Error file not found

i was trying to install pyspark in my computer and while testing it this error pops out:
File “c:\Users\parsb\Downloads\DATA SCIENCE\Pedro Alvaro Rios Suxo (Big Data)\pruebaSpark.py”, line 3, in
spark = SparkSession.builder.master(“local”).appName(“PySpark Installation Test”).getOrCreate()
^^^^^^^^^^^^^^^^^^^^^^^^^^^^^^^^^^^^^^^^^^^^^^^^^^^^^^^^^^^^^^^^^^^^^^^^^^^^^^^^^^^^^^^
File “C:\Users\parsb\AppData\Roaming\Python\Python312\site-packages\pyspark\sql\session.py”, line 497, in getOrCreate
sc = SparkContext.getOrCreate(sparkConf)
^^^^^^^^^^^^^^^^^^^^^^^^^^^^^^^^^^^
File “C:\Users\parsb\AppData\Roaming\Python\Python312\site-packages\pyspark\context.py”, line 515, in getOrCreate
SparkContext(conf=conf or SparkConf())
File “C:\Users\parsb\AppData\Roaming\Python\Python312\site-packages\pyspark\context.py”, line 201, in init
SparkContext._ensure_initialized(self, gateway=gateway, conf=conf)
File “C:\Users\parsb\AppData\Roaming\Python\Python312\site-packages\pyspark\context.py”, line 436, in _ensure_initialized
SparkContext._gateway = gateway or launch_gateway(conf)
^^^^^^^^^^^^^^^^^^^^
File “C:\Users\parsb\AppData\Roaming\Python\Python312\site-packages\pyspark\java_gateway.py”, line 100, in launch_gateway
proc = Popen(command, **popen_kwargs)
^^^^^^^^^^^^^^^^^^^^^^^^^^^^^^
File “C:\Program Files\Python312\Lib\subprocess.py”, line 1026, in init
self._execute_child(args, executable, preexec_fn, close_fds,
File “C:\Program Files\Python312\Lib\subprocess.py”, line 1538, in _execute_child
hp, ht, pid, tid = _winapi.CreateProcess(executable, args,
^^^^^^^^^^^^^^^^^^^^^^^^^^^^^^^^^^^^^^^
FileNotFoundError: [WinError 2] El sistema no puede encontrar el archivo especificado

and this is my code:
from pyspark.sql import SparkSession

spark = SparkSession.builder.master(“local”).appName(“PySpark Installation Test”).getOrCreate()

df = spark.createDataFrame([(1, “Hello”), (2, “World”)], [“id”, “message”])

df.show()

You might not have the pyspark module package installed on your computer. psyspark does not intall with Python. You have to install it manually using pip.

To get started:

  1. Open the Command Prompt window by typing CMD in the search widget on the bottom of the computer panel window.
  2. Once opened, type: pip install pyspark or pip install pyspark.sql (I am not familiar with the package so try them in that order).
  3. Retry your code after installing pyspark module package.

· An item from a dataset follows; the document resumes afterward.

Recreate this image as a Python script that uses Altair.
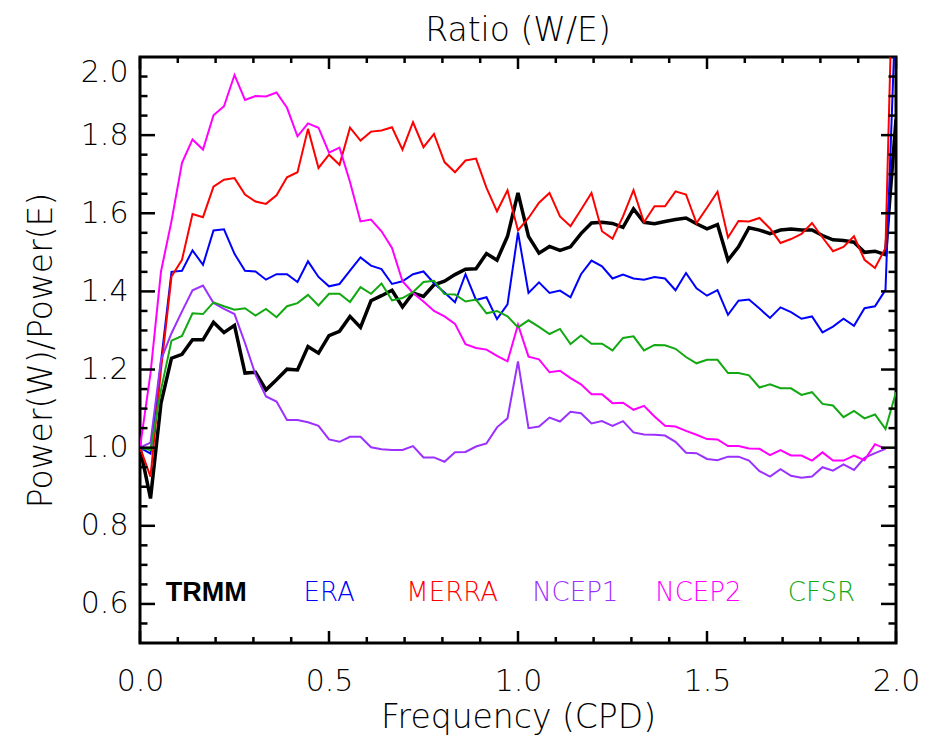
import altair as alt
import pandas as pd

# ---------------- data ----------------
freq = [round(k / 36, 5) for k in range(73)]

trmm = [1.0, 0.87, 1.114, 1.229, 1.239, 1.276, 1.276, 1.321, 1.295, 1.313,
        1.191, 1.193, 1.148, 1.174, 1.201, 1.199, 1.259, 1.242, 1.287, 1.298,
        1.336, 1.308, 1.376, 1.389, 1.403, 1.36, 1.396, 1.387, 1.417, 1.426,
        1.443, 1.457, 1.458, 1.497, 1.48, 1.541, 1.652, 1.541, 1.498, 1.515,
        1.505, 1.514, 1.548, 1.575, 1.577, 1.574, 1.564, 1.611, 1.577, 1.573,
        1.579, 1.584, 1.588, 1.573, 1.56, 1.571, 1.48, 1.514, 1.563, 1.557,
        1.548, 1.557, 1.56, 1.557, 1.557, 1.543, 1.532, 1.53, 1.526, 1.5,
        1.503, 1.494, 1.84]

era = [1.0, 0.985, 1.22, 1.45, 1.453, 1.505, 1.468, 1.556, 1.559, 1.496,
       1.453, 1.451, 1.43, 1.444, 1.444, 1.424, 1.477, 1.437, 1.413, 1.419,
       1.453, 1.487, 1.466, 1.457, 1.419, 1.426, 1.444, 1.451, 1.421, 1.397,
       1.372, 1.444, 1.378, 1.385, 1.329, 1.367, 1.551, 1.396, 1.423, 1.396,
       1.402, 1.385, 1.444, 1.479, 1.464, 1.433, 1.443, 1.433, 1.43, 1.437,
       1.433, 1.403, 1.447, 1.408, 1.389, 1.403, 1.34, 1.376, 1.379, 1.356,
       1.332, 1.359, 1.347, 1.33, 1.336, 1.295, 1.31, 1.33, 1.312, 1.357,
       1.362, 1.404, 2.15]

merra = [1.0, 0.926, 1.2, 1.438, 1.481, 1.598, 1.59, 1.668, 1.686, 1.69,
         1.648, 1.63, 1.624, 1.646, 1.692, 1.705, 1.816, 1.716, 1.75, 1.724,
         1.819, 1.786, 1.809, 1.812, 1.82, 1.763, 1.833, 1.769, 1.803, 1.731,
         1.705, 1.735, 1.74, 1.665, 1.605, 1.659, 1.556, 1.588, 1.627, 1.652,
         1.592, 1.567, 1.609, 1.652, 1.554, 1.535, 1.592, 1.659, 1.577, 1.618,
         1.618, 1.656, 1.648, 1.575, 1.614, 1.655, 1.538, 1.58, 1.579, 1.588,
         1.561, 1.524, 1.534, 1.547, 1.575, 1.538, 1.503, 1.514, 1.541, 1.481,
         1.46, 1.511, 2.55]

ncep1 = [1.0, 1.013, 1.225, 1.293, 1.349, 1.403, 1.415, 1.37, 1.355, 1.342,
         1.268, 1.187, 1.131, 1.118, 1.071, 1.071, 1.065, 1.056, 1.021, 1.015,
         1.028, 1.028, 1.001, 0.996, 0.994, 0.994, 1.004, 0.975, 0.975, 0.964,
         0.988, 0.989, 1.003, 1.011, 1.052, 1.075, 1.221, 1.05, 1.054, 1.077,
         1.067, 1.092, 1.088, 1.062, 1.068, 1.056, 1.068, 1.039, 1.034, 1.033,
         1.031, 1.015, 0.987, 0.986, 0.971, 0.968, 0.977, 0.977, 0.967, 0.94,
         0.926, 0.945, 0.928, 0.923, 0.926, 0.95, 0.941, 0.957, 0.943, 0.974,
         0.986, 0.997]

ncep2 = [1.0, 1.19, 1.451, 1.58, 1.729, 1.789, 1.763, 1.851, 1.874, 1.954,
         1.89, 1.9, 1.899, 1.909, 1.87, 1.797, 1.83, 1.819, 1.755, 1.768,
         1.68, 1.579, 1.584, 1.554, 1.511, 1.426, 1.396, 1.374, 1.35, 1.336,
         1.317, 1.265, 1.255, 1.251, 1.235, 1.221, 1.315, 1.233, 1.226, 1.193,
         1.197, 1.178, 1.162, 1.137, 1.137, 1.114, 1.115, 1.097, 1.107, 1.08,
         1.056, 1.054, 1.043, 1.033, 1.022, 1.021, 1.004, 1.004, 0.998, 0.997,
         0.981, 0.994, 0.98, 0.98, 0.967, 0.988, 0.967, 0.967, 0.98, 0.968,
         1.009, 0.997]

cfsr = [1.0, 0.994, 1.148, 1.274, 1.286, 1.344, 1.342, 1.372, 1.362, 1.353,
        1.357, 1.338, 1.355, 1.334, 1.362, 1.37, 1.391, 1.364, 1.394, 1.394,
        1.373, 1.411, 1.394, 1.42, 1.377, 1.383, 1.398, 1.424, 1.427, 1.393,
        1.392, 1.374, 1.379, 1.344, 1.35, 1.336, 1.308, 1.326, 1.309, 1.291,
        1.304, 1.265, 1.287, 1.266, 1.266, 1.249, 1.281, 1.285, 1.249, 1.263,
        1.262, 1.253, 1.232, 1.216, 1.225, 1.225, 1.191, 1.191, 1.185, 1.154,
        1.162, 1.152, 1.152, 1.135, 1.142, 1.112, 1.108, 1.078, 1.094, 1.075,
        1.085, 1.048, 1.142]

series_names = ["TRMM", "ERA", "MERRA", "NCEP1", "NCEP2", "CFSR"]
series_colors = ["#000000", "#0000ff", "#ff0000", "#9b30ff", "#ff00ff", "#12a812"]

x_label_values = [0.0, 0.5, 1.0, 1.5, 2.0]
x_minor_ticks = [0.1, 0.2, 0.3, 0.4, 0.6, 0.7, 0.8, 0.9, 1.1, 1.2, 1.3, 1.4,
                 1.6, 1.7, 1.8, 1.9]
y_label_values = [0.6, 0.8, 1.0, 1.2, 1.4, 1.6, 1.8, 2.0]
y_major_ticks = [0.6, 0.8, 1.0, 1.2, 1.4, 1.6, 1.8]
y_minor_ticks = [0.55, 0.65, 0.7, 0.75, 0.85, 0.9, 0.95, 1.05, 1.1, 1.15,
                 1.25, 1.3, 1.35, 1.45, 1.5, 1.55, 1.65, 1.7, 1.75, 1.85,
                 1.9, 1.95]

# ---------------- tables ----------------
rows = []
for name, vals in zip(series_names, [trmm, era, merra, ncep1, ncep2, cfsr]):
    for f, v in zip(freq, vals):
        rows.append({"series": name, "freq": f, "ratio": v})
df = pd.DataFrame(rows)

lab_df = pd.DataFrame({"series": series_names, "idx": list(range(len(series_names)))})

W, H = 756, 586
FONT = "DejaVu Sans"
FW = 200

X = alt.X("freq:Q",
          scale=alt.Scale(domain=[0, 2], nice=False, zero=False),
          axis=alt.Axis(values=x_label_values, format=".1f", ticks=False, domain=False,
                        grid=False, labelFlush=False, labelPadding=23, labelFontSize=30,
                        labelFont=FONT, labelFontWeight=FW, labelColor="black",
                        title="Frequency (CPD)", titleFont=FONT, titleFontSize=33,
                        titleFontWeight=FW, titleColor="black", titlePadding=5))
Y = alt.Y("ratio:Q",
          scale=alt.Scale(domain=[0.5, 2.0], nice=False, zero=False),
          axis=alt.Axis(values=y_label_values, format=".1f", ticks=False, domain=False,
                        grid=False, labelFlush=True, labelPadding=12, labelFontSize=30,
                        labelFont=FONT, labelFontWeight=FW, labelColor="black",
                        title="Power(W)/Power(E)", titleFont=FONT, titleFontSize=33,
                        titleFontWeight=FW, titleColor="black", titlePadding=22))
C = alt.Color("series:N", scale=alt.Scale(domain=series_names, range=series_colors),
              legend=None)

base = alt.Chart(df)
trmm_line = base.transform_filter(alt.datum.series == "TRMM").mark_line(
    strokeWidth=3.5, clip=True).encode(x=X, y=Y, color=C)
other_lines = base.transform_filter(alt.datum.series != "TRMM").mark_line(
    strokeWidth=2, clip=True).encode(x=X, y=Y, color=C)

labels_base = alt.Chart(lab_df).transform_calculate(freq="0.175 + 0.3255 * datum.idx")
lab_bold = labels_base.transform_filter(alt.datum.series == "TRMM").mark_text(
    font="Liberation Sans", fontSize=27, fontWeight="bold", align="center",
    baseline="middle").encode(x=X, y=alt.value(536), text="series:N", color=C)
lab_norm = labels_base.transform_filter(alt.datum.series != "TRMM").mark_text(
    font=FONT, fontSize=26, fontWeight=FW, align="center", baseline="middle").encode(
    x=X, y=alt.value(536), text="series:N", color=C)

def xticks(values, length):
    d = pd.DataFrame({"freq": values})
    bot = alt.Chart(d).mark_rule(color="black", strokeWidth=2.5).encode(
        x=X, y=alt.value(H), y2=alt.value(H - length))
    top = alt.Chart(d).mark_rule(color="black", strokeWidth=2.5).encode(
        x=X, y=alt.value(0), y2=alt.value(length))
    return [bot, top]

def yticks(values, length):
    d = pd.DataFrame({"ratio": values})
    left = alt.Chart(d).mark_rule(color="black", strokeWidth=2.5).encode(
        y=Y, x=alt.value(0), x2=alt.value(length))
    right = alt.Chart(d).mark_rule(color="black", strokeWidth=2.5).encode(
        y=Y, x=alt.value(W), x2=alt.value(W - length))
    return [left, right]

layers = [trmm_line, other_lines, lab_bold, lab_norm]
layers += xticks(x_label_values, 12) + xticks(x_minor_ticks, 6)
layers += yticks(y_major_ticks, 15) + yticks(y_minor_ticks, 7.5)

chart = alt.layer(*layers).properties(
    width=W, height=H,
    background="white",
    title=alt.TitleParams("Ratio (W/E)", font=FONT, fontSize=33, fontWeight=FW,
                          color="black", anchor="middle", offset=8),
    padding={"left": 140, "top": 57, "right": 31, "bottom": 106},
    autosize=alt.AutoSizeParams(type="none"),
).configure_view(stroke="black", strokeWidth=3)

chart.save("out.html", embed_options={"renderer": "svg", "actions": False})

If that was the case, it would’ve raised an ImportError, but the traceback shows that it’s failing on the next line.

1 Like

Yes, I actually thought about that (since I have experienced that very same error myself a few times). But, to start the debugging at ground zero so to speak, especially since his script is only 3 lines (not counting the importing package line), I figured the best thing to do is to make sure that the packages were installed - at least to get the latest and greatest (if he had a previous version, then best to get the latest version).

This is kind of a sanity check too; i.e., analogous to toggling an I/O to start and taking it from there.

i already installed pyspark but the error still persists
it says : The system can not find the path specified.

Is there a non-Python executable that is also needed? I’m not familiar with pyspark but it looks from the traceback like it’s an interface to an external program, and that program is what can’t be found.

There is. It’s an interface to Apache Spark, written in Java.

Note that PySpark requires Java 8 or later with JAVA_HOME properly set. If using JDK 11, set -Dio.netty.tryReflectionSetAccessible=true for Arrow related features and refer to Downloading.

the variables are like this:


i don`t know if this is correct

JAVA_HOME should not have a ; at the end; it’s a single path, not a list of paths the way PATH is. And of course, you should make sure that you actually have a folder with that name, and that there’s a Java installation in there.

You might also have to check what’s in PATH. We can’t see all of it in this screenshot.

Please also see:

the java path i think is okay, the problem is with the pyspark

No, you do need to fix the environment variables. The problem is that pyspark will try to run a Java command in a new process. You get a “file not found” error when the environment variables are wrong, because Windows needs them in order to find out where Java is in order to run the command. The “file” is Java itself.